“¡Queridos hijos! Alegraos conmigo, convertíos en alegría y agradeced a Dios por el don de mi presencia entre vosotros. Orad para que en vuestros corazones Dios esté en el centro de vuestra vida y con vuestra propia vida, hijitos, testimoniéis para que cada criatura pueda sentir el amor de Dios. Sed mis manos extendidas para que cada criatura pueda acercarse al amor de Dios. Yo os bendigo con mi bendición maternal. ¡Gracias por haber respondido a mi llamada!”
La felicidad del cristiano no es superficial. El cristiano se alegra en Jesús, en su resurrección, en su presencia en nuestras vidas. Por eso los cristianos debemos estar alegres. Nuestro Dios es un Dios de vivos, presente en la historia. Dios es Alguien que interviene en nuestras vidas y las transforma. Él no nos abandona, vive y da vida. La Virgen nos repite lo que ya dijo san Pablo: “Estad alegres en el Señor; os lo repito, estad alegres en el Señor” (Fil. 4, 4). Buscar esa alegría es buscar a Dios mismo. “La alegría en Dios es la única que no se nos puede arrebatar; todas las demás alegrías son variables y pasajeras; pero el que se alegra en Dios, se adhiere al mismo principio de todo deleite puro, al manantial de la verdadera alegría” (san Juan Crisóstomo, Homilías, 18 ad.pop.). Mantenerse en el Señor es lo que hace que la alegría se pueda mantener aún en el sufrimiento. Ni la enfermedad, ni el hundimiento anímico, ni la falta de bienes materiales… nada puede impedir al cristiano ser alegre y vivir en agradecimiento constante.
El cristiano actúa por amor a Dios y eso nos hace estar alegres. El objetivo es estar con Dios. Por eso la Gospa nos habla de la alegría, porque la alegría es llegar con ella a su Hijo. “Vuestra caridad sea sin fingimiento; detestando el mal, adhiriéndoos al bien; amándoos cordialmente los unos a los otros; estimando en más cada uno a los otros; con celo sin negligencia; con espíritu fervoroso; sirviendo al Señor; con la alegría de la esperanza; constantes en la tribulación; perseverantes en la oración; compartiendo las necesidades de los santos; practicando la hospitalidad” (Rom. 12, 9-13). Preguntémonos que hacemos por nuestros semejantes, cómo los vemos. ¿Buscamos el bien del otro por encima del nuestro? Si algún bien hacemos es don de Dios, pero los dones deben también pedirse. Si buscamos la gracia, Cristo nos da lo que falta.

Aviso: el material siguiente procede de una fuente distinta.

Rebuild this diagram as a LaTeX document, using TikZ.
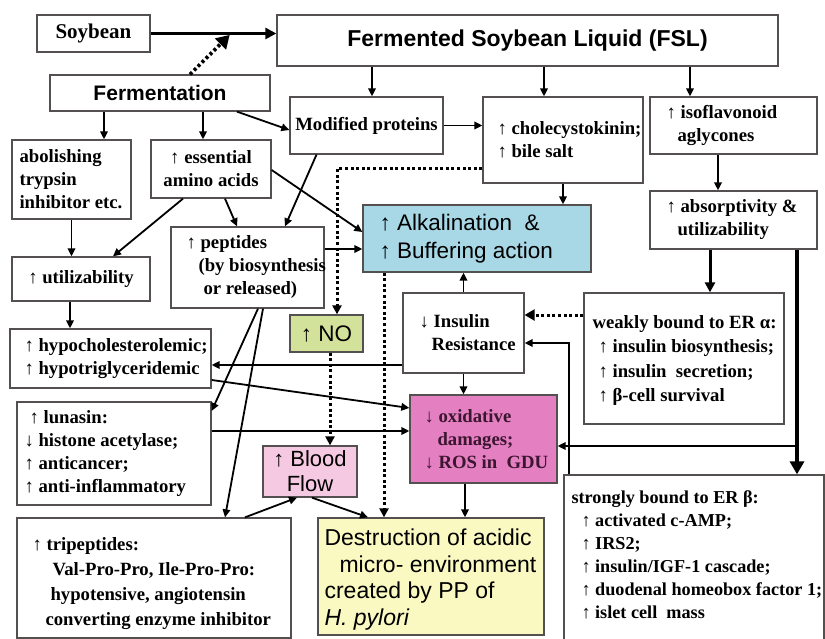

La oración, la eucaristía, la lectura de la biblia, el ayuno, la confesión… esas piedras son la manera como nuestros corazones pueden tener a Cristo como su centro. No podemos esperar más. Tenemos que entregar todo nuestro ser al Señor y no podemos esperar más. De verdad queremos hacer la voluntad de Dios, ¿queremos cumplir el Padrenuestro? Pues amemos, amemos, amemos, en nuestro hermano nos bendice Cristo, se hace presente en el mundo. Demos a los otros la alegría que tiene nuestro corazón. Una alegría que, como hemos dicho, es Cristo mismo resucitado. La santísima Madre de Dios espera que nosotros hagamos presente a su Hijo en nuestra vida, en nuestro obrar cotidiano. No olvidemos que esas piedras son el instrumento para mantenernos en Cristo. Alguien podría decir influido por el mal: “eso es sólo para algunos”. Pero Ella nos dice que las piedras son el regalo de Dios para que todos podamos estar con su Hijo, el único que nos puede llenar de alegría.
“Ahora me alegro por los padecimientos que soporto por vosotros, y completo lo que falta a las tribulaciones de Cristo en mi carne, a favor de su cuerpo que es la Iglesia” (Col. 1, 24), esa alegría del apóstol debe ser la nuestra. En el sufrimiento nos unimos a través de la Iglesia a Cristo. Cristo e Iglesia son inseparables, no podemos pensar en uno sin el otro. ¡Qué la Virgen nos ayude a todos a sentir con la Iglesia que es sentir con su Hijo!